Exactly as written, quote every line that follows, skipping the images.
▬▬▬▬▬▬▬▬▬▬
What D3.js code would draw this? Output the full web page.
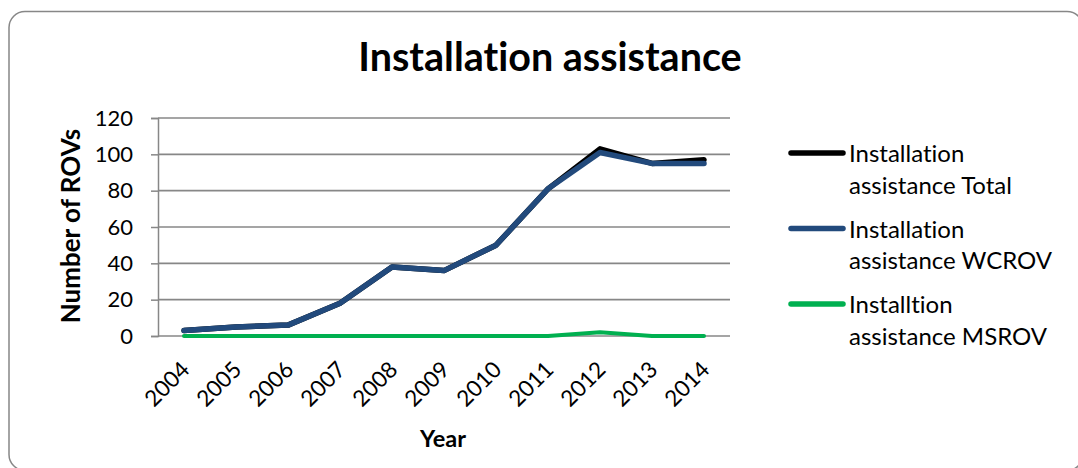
<!DOCTYPE html>
<html>
<head>
<meta charset="utf-8">
<script src="https://cdn.jsdelivr.net/npm/d3@7"></script>
<style>
  html, body { margin: 0; padding: 0; background: #fff; }
  svg { display: block; font-family: Lato, "Open Sans", sans-serif; }
  svg text { font-variant-ligatures: none; font-feature-settings: "liga" 0, "clig" 0; }
</style>
</head>
<body>
<svg id="chart" width="1078" height="468"></svg>
<script>
// Years on the category axis
const years = ["2004", "2005", "2006", "2007", "2008", "2009", "2010", "2011", "2012", "2013", "2014"];

// Number of ROVs per year
const totalValues = [3, 5, 6, 18, 38, 36, 50, 81, 103, 95, 97];
const wcrovValues = [3, 5, 6, 18, 38, 36, 50, 81, 101, 95, 95];
const msrovValues = [0, 0, 0, 0, 0, 0, 0, 0, 2, 0, 0];

const yTicks = [0, 20, 40, 60, 80, 100, 120];

const seriesNames = ["Installation assistance Total", "Installation assistance WCROV", "Installtion assistance MSROV"];
const seriesColors = ["#000000", "#224a7c", "#00b050"];

const series = [
  { name: seriesNames[0], values: totalValues, color: seriesColors[0], width: 5.5 },
  { name: seriesNames[1], values: wcrovValues, color: seriesColors[1], width: 5.5 },
  { name: seriesNames[2], values: msrovValues, color: seriesColors[2], width: 4 }
];

const svg = d3.select("#chart");
const FONT = "Lato, 'Open Sans', sans-serif";

// outer frame with rounded corners
svg.append("rect")
  .attr("x", 9).attr("y", 11.5)
  .attr("width", 1074).attr("height", 459)
  .attr("rx", 16).attr("ry", 16)
  .attr("fill", "#fff")
  .attr("stroke", "#878787")
  .attr("stroke-width", 1.5);

const plot = { left: 158, right: 730, top: 118, bottom: 336 };

const x = d3.scaleBand().domain(years).range([plot.left, plot.right]);
const y = d3.scaleLinear().domain([0, 120]).range([plot.bottom, plot.top]);

// title
svg.append("text")
  .attr("x", 550).attr("y", 71)
  .attr("text-anchor", "middle")
  .attr("font-size", 39.5).attr("font-weight", "bold")
  .attr("fill", "#000")
  .text("Installation assistance");

// y axis with ticks
const yAxis = d3.axisLeft(y).tickValues(yTicks).tickSize(7).tickPadding(18);
const gy = svg.append("g").attr("transform", `translate(${plot.left},0)`).call(yAxis);
gy.select(".domain").attr("stroke", "#878787").attr("stroke-width", 1.5);
gy.selectAll(".tick line").attr("stroke", "#878787").attr("stroke-width", 1.5);
gy.selectAll(".tick text").attr("font-size", 22).attr("fill", "#000").attr("font-family", FONT);

// horizontal gridlines
svg.append("g")
  .selectAll("line")
  .data(yTicks)
  .join("line")
  .attr("x1", plot.left).attr("x2", plot.right)
  .attr("y1", d => y(d)).attr("y2", d => y(d))
  .attr("stroke", "#878787").attr("stroke-width", 1.7);

// x axis labels, rotated
const gx = svg.append("g").attr("transform", `translate(0,${plot.bottom})`)
  .call(d3.axisBottom(x).tickSize(0).tickPadding(0));
gx.select(".domain").remove();
gx.selectAll(".tick text")
  .attr("font-size", 22.5).attr("fill", "#000").attr("font-family", FONT)
  .attr("text-anchor", "end")
  .attr("y", 0)
  .attr("dy", 0)
  .attr("transform", "translate(7,35) rotate(-45)");

// axis titles
svg.append("text")
  .attr("transform", `translate(80,226) rotate(-90)`)
  .attr("text-anchor", "middle")
  .attr("font-size", 26).attr("font-weight", "bold")
  .text("Number of ROVs");

svg.append("text")
  .attr("x", 443).attr("y", 447)
  .attr("text-anchor", "middle")
  .attr("font-size", 23.5).attr("font-weight", "bold")
  .text("Year");

// series lines
const line = d3.line()
  .x((d, i) => x(years[i]) + x.bandwidth() / 2)
  .y(d => y(d));

svg.append("g")
  .selectAll("path")
  .data(series)
  .join("path")
  .attr("d", d => line(d.values))
  .attr("fill", "none")
  .attr("stroke", d => d.color)
  .attr("stroke-width", d => d.width)
  .attr("stroke-linejoin", "round")
  .attr("stroke-linecap", "round");

// legend
const legendRows = [
  ["Installation", "assistance Total"],
  ["Installation", "assistance WCROV"],
  ["Installtion", "assistance MSROV"]
];
const legend = svg.append("g");
series.forEach((s, i) => {
  const ly = 153 + i * 75.5;
  legend.append("line")
    .attr("x1", 791).attr("x2", 843)
    .attr("y1", ly).attr("y2", ly)
    .attr("stroke", s.color).attr("stroke-width", 5.5)
    .attr("stroke-linecap", "round");
  const t = legend.append("text")
    .attr("x", 849).attr("y", ly + 9)
    .attr("font-size", 24).attr("fill", "#000");
  t.append("tspan").attr("x", 849).text(legendRows[i][0]);
  t.append("tspan").attr("x", 849).attr("dy", 31.5).text(legendRows[i][1]);
});
</script>
</body>
</html>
▬▬▬▬▬▬▬▬▬▬
Task response
What D3.js code would draw this? Output the full web page.
<!DOCTYPE html>
<html>
<head>
<meta charset="utf-8">
<script src="https://cdn.jsdelivr.net/npm/d3@7"></script>
<style>
  html, body { margin: 0; padding: 0; background: #fff; }
  svg { display: block; font-family: Lato, "Open Sans", sans-serif; }
  svg text { font-variant-ligatures: none; font-feature-settings: "liga" 0, "clig" 0; }
</style>
</head>
<body>
<svg id="chart" width="1078" height="468"></svg>
<script>
// Years on the category axis
const years = ["2004", "2005", "2006", "2007", "2008", "2009", "2010", "2011", "2012", "2013", "2014"];

// Number of ROVs per year
const totalValues = [3, 5, 6, 18, 38, 36, 50, 81, 103, 95, 97];
const wcrovValues = [3, 5, 6, 18, 38, 36, 50, 81, 101, 95, 95];
const msrovValues = [0, 0, 0, 0, 0, 0, 0, 0, 2, 0, 0];

const yTicks = [0, 20, 40, 60, 80, 100, 120];

const seriesNames = ["Installation assistance Total", "Installation assistance WCROV", "Installtion assistance MSROV"];
const seriesColors = ["#000000", "#224a7c", "#00b050"];

const series = [
  { name: seriesNames[0], values: totalValues, color: seriesColors[0], width: 5.5 },
  { name: seriesNames[1], values: wcrovValues, color: seriesColors[1], width: 5.5 },
  { name: seriesNames[2], values: msrovValues, color: seriesColors[2], width: 4 }
];

const svg = d3.select("#chart");
const FONT = "Lato, 'Open Sans', sans-serif";

// outer frame with rounded corners
svg.append("rect")
  .attr("x", 9).attr("y", 11.5)
  .attr("width", 1074).attr("height", 459)
  .attr("rx", 16).attr("ry", 16)
  .attr("fill", "#fff")
  .attr("stroke", "#878787")
  .attr("stroke-width", 1.5);

const plot = { left: 158, right: 730, top: 118, bottom: 336 };

const x = d3.scaleBand().domain(years).range([plot.left, plot.right]);
const y = d3.scaleLinear().domain([0, 120]).range([plot.bottom, plot.top]);

// title
svg.append("text")
  .attr("x", 550).attr("y", 71)
  .attr("text-anchor", "middle")
  .attr("font-size", 39.5).attr("font-weight", "bold")
  .attr("fill", "#000")
  .text("Installation assistance");

// y axis with ticks
const yAxis = d3.axisLeft(y).tickValues(yTicks).tickSize(7).tickPadding(18);
const gy = svg.append("g").attr("transform", `translate(${plot.left},0)`).call(yAxis);
gy.select(".domain").attr("stroke", "#878787").attr("stroke-width", 1.5);
gy.selectAll(".tick line").attr("stroke", "#878787").attr("stroke-width", 1.5);
gy.selectAll(".tick text").attr("font-size", 22).attr("fill", "#000").attr("font-family", FONT);

// horizontal gridlines
svg.append("g")
  .selectAll("line")
  .data(yTicks)
  .join("line")
  .attr("x1", plot.left).attr("x2", plot.right)
  .attr("y1", d => y(d)).attr("y2", d => y(d))
  .attr("stroke", "#878787").attr("stroke-width", 1.7);

// x axis labels, rotated
const gx = svg.append("g").attr("transform", `translate(0,${plot.bottom})`)
  .call(d3.axisBottom(x).tickSize(0).tickPadding(0));
gx.select(".domain").remove();
gx.selectAll(".tick text")
  .attr("font-size", 22.5).attr("fill", "#000").attr("font-family", FONT)
  .attr("text-anchor", "end")
  .attr("y", 0)
  .attr("dy", 0)
  .attr("transform", "translate(7,35) rotate(-45)");

// axis titles
svg.append("text")
  .attr("transform", `translate(80,226) rotate(-90)`)
  .attr("text-anchor", "middle")
  .attr("font-size", 26).attr("font-weight", "bold")
  .text("Number of ROVs");

svg.append("text")
  .attr("x", 443).attr("y", 447)
  .attr("text-anchor", "middle")
  .attr("font-size", 23.5).attr("font-weight", "bold")
  .text("Year");

// series lines
const line = d3.line()
  .x((d, i) => x(years[i]) + x.bandwidth() / 2)
  .y(d => y(d));

svg.append("g")
  .selectAll("path")
  .data(series)
  .join("path")
  .attr("d", d => line(d.values))
  .attr("fill", "none")
  .attr("stroke", d => d.color)
  .attr("stroke-width", d => d.width)
  .attr("stroke-linejoin", "round")
  .attr("stroke-linecap", "round");

// legend
const legendRows = [
  ["Installation", "assistance Total"],
  ["Installation", "assistance WCROV"],
  ["Installtion", "assistance MSROV"]
];
const legend = svg.append("g");
series.forEach((s, i) => {
  const ly = 153 + i * 75.5;
  legend.append("line")
    .attr("x1", 791).attr("x2", 843)
    .attr("y1", ly).attr("y2", ly)
    .attr("stroke", s.color).attr("stroke-width", 5.5)
    .attr("stroke-linecap", "round");
  const t = legend.append("text")
    .attr("x", 849).attr("y", ly + 9)
    .attr("font-size", 24).attr("fill", "#000");
  t.append("tspan").attr("x", 849).text(legendRows[i][0]);
  t.append("tspan").attr("x", 849).attr("dy", 31.5).text(legendRows[i][1]);
});
</script>
</body>
</html>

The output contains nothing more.